Food Safety Can Help Make It A Happy Holiday Season
Florida’s Department of Agriculture is reminding Christmas chefs to follow some basic but effective steps to avoid food-borne illnesses.
About one in six Americans, roughly 48 million, gets a food-borne illness each year, according to the Centers for Disease Control and Prevention. The most common illnesses are norovirus and the Salmonella bacteria.
Liz Compton, who runs the Bureau of Compliance at the Florida Department of Agriculture and Consumer Services, says food safety for the most part involves fairly simple measures that can go a long way toward keeping the holiday a pleasant one. Rather than one cardinal rule, there are three.
“Don’t cross-contaminate when you’re preparing; cook your food thoroughly, and be careful about leaving it out,” said Compton.
To avoid cross-contamination while preparing the feast, be sure to wash hands often and thoroughly after contact with raw meat, poultry, seafood and eggs.

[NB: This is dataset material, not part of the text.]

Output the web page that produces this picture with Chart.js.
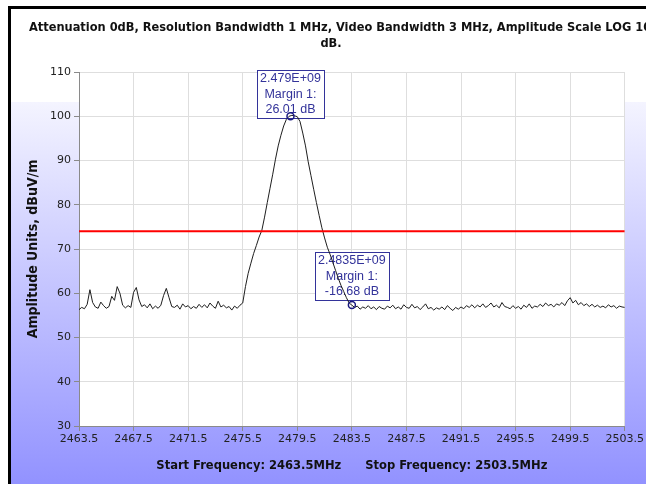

That also goes for cutting boards, plates, platters and utensils.
Compton says it’s best to defrost the turkey in the refrigerator at a rate of one day per five pounds of weight, then cook to an internal temperature of 165 degrees. Cooking times will vary with size. And use a meat thermometer.
“It’s just a few bucks,” Compton says. “Sometimes when people don’t have a meat thermometer, they undercook the meat and that’s dangerous.”
Another tradition to avoid is cooking the stuffing inside the turkey. Instead, cook it in a separate pan.
Fried turkey has gained rapid popularity over the past few years. Brad Baker is Emergency Services Coordinator for Santa Rosa County. Rule number one in frying the bird, he says, is to take it outside.
“Following that, would be make sure the turkey is fully thawed out,” says Baker. “One of the biggest issues you have is putting a partially frozen turkey or a still-wet turkey into hot grease. And water and grease do not mix.”
When frying a turkey, keep at least two feet between a liquid propane tank and fryer burner, and position it where the wind blows the heat away from the fuel. A good plan, says Baker, is to keep the fryer about 20 feet from any structures.
When it’s time to eat, many Thanksgiving meals are served buffet-style. Liz Compton at the Department of Agriculture says the best rule of thumb when putting out the spread is to keep hot foods hot, and cold foods cold. Afterward, store the leftovers in shallow dishes to allow for rapid cooling in the fridge.
If you believe you’ve contracted food-borne illness, you are asked to notify your local county health department, or complete the online food and waterborne illness complaint form at www.foodandwaterdisease.com.